We must therefore calculate \(\frac{\partial loss}{\partial w_0}\), \(\frac{\partial loss}{\partial w_1}\), \(\frac{\partial loss}{\partial w_2}\), and \(\frac{\partial loss}{\partial b}\).

For the weights \(w_0\), \(w_1\), and \(w_2\), the derivative is calculated in the same way.

Using the chain rule, for \(w_0\), we have: \(\frac{\partial loss}{\partial w_0} = \frac{\partial loss}{\partial pred} \cdot \frac{\partial pred}{\partial w_0}\)

As a reminder, our prediction \(pred\) corresponds to the output of our logistic regression with the activation function \(sigmoid\).
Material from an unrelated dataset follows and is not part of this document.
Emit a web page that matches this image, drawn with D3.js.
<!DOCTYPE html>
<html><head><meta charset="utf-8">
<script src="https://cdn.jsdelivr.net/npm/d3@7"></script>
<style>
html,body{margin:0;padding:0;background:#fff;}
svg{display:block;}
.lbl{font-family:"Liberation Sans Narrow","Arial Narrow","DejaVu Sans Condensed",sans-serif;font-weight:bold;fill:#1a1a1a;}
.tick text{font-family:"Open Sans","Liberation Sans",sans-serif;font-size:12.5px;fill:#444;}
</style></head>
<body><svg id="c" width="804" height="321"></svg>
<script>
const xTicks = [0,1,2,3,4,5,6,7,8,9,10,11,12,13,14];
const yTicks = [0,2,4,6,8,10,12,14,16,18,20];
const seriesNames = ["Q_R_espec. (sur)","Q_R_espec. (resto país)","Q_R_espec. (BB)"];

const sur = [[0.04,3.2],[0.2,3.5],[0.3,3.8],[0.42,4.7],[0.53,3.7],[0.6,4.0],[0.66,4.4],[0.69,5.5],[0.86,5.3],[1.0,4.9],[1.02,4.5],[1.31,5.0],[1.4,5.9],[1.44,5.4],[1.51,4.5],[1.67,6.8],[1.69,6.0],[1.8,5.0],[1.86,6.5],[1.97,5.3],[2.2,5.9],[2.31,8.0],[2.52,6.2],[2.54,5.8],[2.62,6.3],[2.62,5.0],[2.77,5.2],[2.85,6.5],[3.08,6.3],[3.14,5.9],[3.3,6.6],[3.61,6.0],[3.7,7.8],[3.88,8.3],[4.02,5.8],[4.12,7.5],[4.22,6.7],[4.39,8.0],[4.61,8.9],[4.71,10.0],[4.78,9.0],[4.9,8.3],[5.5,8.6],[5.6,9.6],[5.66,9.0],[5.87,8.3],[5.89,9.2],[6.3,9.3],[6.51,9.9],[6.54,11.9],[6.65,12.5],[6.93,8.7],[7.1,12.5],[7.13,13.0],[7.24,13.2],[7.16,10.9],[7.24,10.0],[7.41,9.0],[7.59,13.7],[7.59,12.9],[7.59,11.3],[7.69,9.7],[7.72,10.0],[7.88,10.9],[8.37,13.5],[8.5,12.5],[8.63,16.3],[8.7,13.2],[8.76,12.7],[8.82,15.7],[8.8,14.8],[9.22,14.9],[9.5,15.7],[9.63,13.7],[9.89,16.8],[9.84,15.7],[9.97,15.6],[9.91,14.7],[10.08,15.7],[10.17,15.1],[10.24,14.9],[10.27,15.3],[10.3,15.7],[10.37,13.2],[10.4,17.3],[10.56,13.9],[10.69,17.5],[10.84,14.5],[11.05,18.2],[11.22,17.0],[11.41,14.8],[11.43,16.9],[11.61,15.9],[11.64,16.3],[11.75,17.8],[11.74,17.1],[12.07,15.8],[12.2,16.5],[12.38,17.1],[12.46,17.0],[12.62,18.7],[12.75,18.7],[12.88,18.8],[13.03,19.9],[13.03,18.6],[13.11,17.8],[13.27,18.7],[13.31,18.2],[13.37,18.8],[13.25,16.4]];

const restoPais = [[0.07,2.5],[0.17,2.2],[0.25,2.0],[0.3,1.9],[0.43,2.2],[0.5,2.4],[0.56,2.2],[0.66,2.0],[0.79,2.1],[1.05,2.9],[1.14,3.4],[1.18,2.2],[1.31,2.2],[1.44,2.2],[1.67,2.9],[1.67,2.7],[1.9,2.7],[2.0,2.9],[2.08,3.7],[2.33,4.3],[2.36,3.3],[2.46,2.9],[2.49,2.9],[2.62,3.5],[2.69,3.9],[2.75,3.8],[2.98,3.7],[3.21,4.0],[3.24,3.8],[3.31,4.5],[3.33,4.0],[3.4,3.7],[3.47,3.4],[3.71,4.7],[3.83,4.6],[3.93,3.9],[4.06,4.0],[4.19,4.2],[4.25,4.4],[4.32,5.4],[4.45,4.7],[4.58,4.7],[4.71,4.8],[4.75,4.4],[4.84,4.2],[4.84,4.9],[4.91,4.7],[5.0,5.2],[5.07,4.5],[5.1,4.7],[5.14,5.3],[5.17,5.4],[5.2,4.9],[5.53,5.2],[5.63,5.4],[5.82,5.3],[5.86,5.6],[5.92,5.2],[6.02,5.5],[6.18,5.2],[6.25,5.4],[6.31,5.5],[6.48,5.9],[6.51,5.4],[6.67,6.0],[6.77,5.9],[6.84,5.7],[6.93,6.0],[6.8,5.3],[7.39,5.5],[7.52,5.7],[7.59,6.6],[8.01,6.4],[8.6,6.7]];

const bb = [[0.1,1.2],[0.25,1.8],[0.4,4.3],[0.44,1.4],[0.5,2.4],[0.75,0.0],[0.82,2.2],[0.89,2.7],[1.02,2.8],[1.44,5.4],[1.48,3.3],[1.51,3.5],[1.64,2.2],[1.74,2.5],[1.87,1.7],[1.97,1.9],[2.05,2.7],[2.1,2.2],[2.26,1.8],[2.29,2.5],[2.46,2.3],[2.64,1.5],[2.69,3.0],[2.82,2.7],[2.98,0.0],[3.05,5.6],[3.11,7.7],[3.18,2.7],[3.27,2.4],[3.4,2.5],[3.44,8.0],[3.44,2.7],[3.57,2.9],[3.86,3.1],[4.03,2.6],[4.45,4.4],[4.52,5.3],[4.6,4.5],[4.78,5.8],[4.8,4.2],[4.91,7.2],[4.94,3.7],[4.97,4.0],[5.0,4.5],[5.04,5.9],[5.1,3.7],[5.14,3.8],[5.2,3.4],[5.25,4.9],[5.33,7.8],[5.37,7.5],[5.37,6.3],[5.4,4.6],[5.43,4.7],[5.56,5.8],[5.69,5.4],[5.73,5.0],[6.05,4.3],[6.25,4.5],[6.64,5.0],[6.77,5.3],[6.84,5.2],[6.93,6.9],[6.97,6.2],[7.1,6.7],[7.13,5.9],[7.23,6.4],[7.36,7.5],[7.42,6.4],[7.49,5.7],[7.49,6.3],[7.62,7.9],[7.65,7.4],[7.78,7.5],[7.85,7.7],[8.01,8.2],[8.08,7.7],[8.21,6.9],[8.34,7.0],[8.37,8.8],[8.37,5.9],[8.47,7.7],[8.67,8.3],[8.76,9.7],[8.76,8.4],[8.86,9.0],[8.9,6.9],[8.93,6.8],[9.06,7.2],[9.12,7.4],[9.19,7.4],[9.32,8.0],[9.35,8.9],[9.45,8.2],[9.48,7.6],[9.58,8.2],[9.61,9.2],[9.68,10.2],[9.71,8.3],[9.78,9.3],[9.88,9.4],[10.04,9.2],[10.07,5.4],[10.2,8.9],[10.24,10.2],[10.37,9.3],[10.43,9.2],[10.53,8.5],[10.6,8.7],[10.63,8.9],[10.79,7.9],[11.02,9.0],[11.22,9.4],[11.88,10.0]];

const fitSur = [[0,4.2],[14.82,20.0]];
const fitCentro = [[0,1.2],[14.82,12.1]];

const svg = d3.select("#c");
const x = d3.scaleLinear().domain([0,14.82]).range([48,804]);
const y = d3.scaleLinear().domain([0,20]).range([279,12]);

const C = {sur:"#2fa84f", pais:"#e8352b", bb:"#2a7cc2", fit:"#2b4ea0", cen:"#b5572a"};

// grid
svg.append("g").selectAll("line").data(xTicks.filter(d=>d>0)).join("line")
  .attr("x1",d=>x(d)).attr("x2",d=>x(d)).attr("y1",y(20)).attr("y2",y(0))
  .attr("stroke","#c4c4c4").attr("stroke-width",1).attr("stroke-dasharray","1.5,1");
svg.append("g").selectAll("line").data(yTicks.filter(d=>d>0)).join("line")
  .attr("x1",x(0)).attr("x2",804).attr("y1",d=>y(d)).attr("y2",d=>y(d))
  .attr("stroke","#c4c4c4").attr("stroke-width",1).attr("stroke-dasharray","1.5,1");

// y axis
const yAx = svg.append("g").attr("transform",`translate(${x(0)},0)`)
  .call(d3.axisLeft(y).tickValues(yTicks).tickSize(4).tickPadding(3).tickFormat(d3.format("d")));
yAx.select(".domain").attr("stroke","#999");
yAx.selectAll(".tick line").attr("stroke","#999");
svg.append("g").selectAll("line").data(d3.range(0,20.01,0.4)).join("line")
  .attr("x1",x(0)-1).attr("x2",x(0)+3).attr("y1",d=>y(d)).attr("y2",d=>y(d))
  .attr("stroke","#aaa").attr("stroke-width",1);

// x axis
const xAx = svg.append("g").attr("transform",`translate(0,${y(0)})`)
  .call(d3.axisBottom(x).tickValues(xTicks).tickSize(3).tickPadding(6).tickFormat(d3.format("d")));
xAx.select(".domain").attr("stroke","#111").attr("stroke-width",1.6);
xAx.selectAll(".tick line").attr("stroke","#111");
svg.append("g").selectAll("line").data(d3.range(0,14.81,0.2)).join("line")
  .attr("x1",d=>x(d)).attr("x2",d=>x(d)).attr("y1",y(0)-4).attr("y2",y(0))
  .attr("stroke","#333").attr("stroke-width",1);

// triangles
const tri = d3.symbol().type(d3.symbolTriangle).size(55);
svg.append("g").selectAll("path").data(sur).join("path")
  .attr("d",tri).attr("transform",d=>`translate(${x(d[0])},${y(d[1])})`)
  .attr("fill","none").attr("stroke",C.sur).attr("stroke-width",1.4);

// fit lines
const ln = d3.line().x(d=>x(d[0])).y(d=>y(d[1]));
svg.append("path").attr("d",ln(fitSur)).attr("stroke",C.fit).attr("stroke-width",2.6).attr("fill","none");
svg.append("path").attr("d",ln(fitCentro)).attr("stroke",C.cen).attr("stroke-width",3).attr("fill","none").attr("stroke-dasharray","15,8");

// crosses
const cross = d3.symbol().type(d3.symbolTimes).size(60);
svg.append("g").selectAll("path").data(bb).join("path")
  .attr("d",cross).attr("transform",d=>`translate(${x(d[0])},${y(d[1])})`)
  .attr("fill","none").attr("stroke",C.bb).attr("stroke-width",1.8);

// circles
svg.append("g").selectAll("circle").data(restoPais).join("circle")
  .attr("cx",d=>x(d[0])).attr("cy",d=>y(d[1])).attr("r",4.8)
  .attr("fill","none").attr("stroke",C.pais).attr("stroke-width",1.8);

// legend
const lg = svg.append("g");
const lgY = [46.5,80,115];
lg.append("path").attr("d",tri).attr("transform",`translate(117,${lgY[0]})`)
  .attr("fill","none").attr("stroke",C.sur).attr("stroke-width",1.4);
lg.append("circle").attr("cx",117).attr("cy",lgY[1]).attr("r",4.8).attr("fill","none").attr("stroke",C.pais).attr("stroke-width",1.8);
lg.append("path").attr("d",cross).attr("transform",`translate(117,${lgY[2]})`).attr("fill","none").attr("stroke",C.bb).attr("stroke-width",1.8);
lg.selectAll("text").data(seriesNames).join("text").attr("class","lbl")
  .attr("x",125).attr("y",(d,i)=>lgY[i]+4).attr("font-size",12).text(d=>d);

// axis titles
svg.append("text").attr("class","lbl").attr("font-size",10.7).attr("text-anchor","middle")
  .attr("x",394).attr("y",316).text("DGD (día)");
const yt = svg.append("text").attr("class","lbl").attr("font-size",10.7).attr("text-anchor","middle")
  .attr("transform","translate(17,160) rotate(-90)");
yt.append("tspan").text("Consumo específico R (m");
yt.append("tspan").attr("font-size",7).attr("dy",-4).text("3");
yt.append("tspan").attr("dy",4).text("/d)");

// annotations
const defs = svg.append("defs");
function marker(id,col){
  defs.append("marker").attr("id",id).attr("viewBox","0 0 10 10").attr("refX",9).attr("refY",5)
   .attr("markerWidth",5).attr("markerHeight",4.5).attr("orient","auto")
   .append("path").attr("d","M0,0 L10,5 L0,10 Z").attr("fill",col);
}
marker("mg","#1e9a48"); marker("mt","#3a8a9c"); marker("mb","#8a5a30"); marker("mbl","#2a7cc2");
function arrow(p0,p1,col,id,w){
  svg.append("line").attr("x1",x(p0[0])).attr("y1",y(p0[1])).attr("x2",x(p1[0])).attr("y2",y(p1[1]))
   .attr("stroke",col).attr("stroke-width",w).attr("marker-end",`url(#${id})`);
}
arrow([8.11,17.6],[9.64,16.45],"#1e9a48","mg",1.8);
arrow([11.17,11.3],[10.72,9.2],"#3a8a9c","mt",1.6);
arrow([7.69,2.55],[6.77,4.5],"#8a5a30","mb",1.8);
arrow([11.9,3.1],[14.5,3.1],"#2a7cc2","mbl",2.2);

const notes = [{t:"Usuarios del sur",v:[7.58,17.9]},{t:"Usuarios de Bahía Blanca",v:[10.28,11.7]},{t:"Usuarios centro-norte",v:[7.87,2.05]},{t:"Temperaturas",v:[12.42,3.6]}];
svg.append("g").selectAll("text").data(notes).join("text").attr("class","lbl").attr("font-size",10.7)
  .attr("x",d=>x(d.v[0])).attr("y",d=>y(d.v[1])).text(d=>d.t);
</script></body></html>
For the first term, the derivative of the loss with respect to \(pred\) gives: \(\frac{\partial loss}{\partial pred} = -(\frac{y_{true}}{pred} - \frac{1-y_{true}}{1-pred}) \) The calculation will not be detailed here, but you can do it yourself to verify.

For the second term, the derivative of \(pred\) with respect to \(w_0\) gives: \(\frac{\partial pred}{\partial w_0} = pred \cdot (1-pred) \cdot x_0\)

Combining the two terms, we get: \(\frac{\partial loss}{\partial w_0} =-(\frac{y_{true}}{pred} - \frac{1-y_{true}}{1-pred}) \cdot pred \cdot (1-pred) \cdot x_0\)

And after simplification (magically), \(\frac{\partial loss}{\partial w_0} = (pred-y_{true}) \cdot x_0\)

Without detailing the calculation, we also get: \(\frac{\partial loss}{\partial b} = pred-y_{true}\)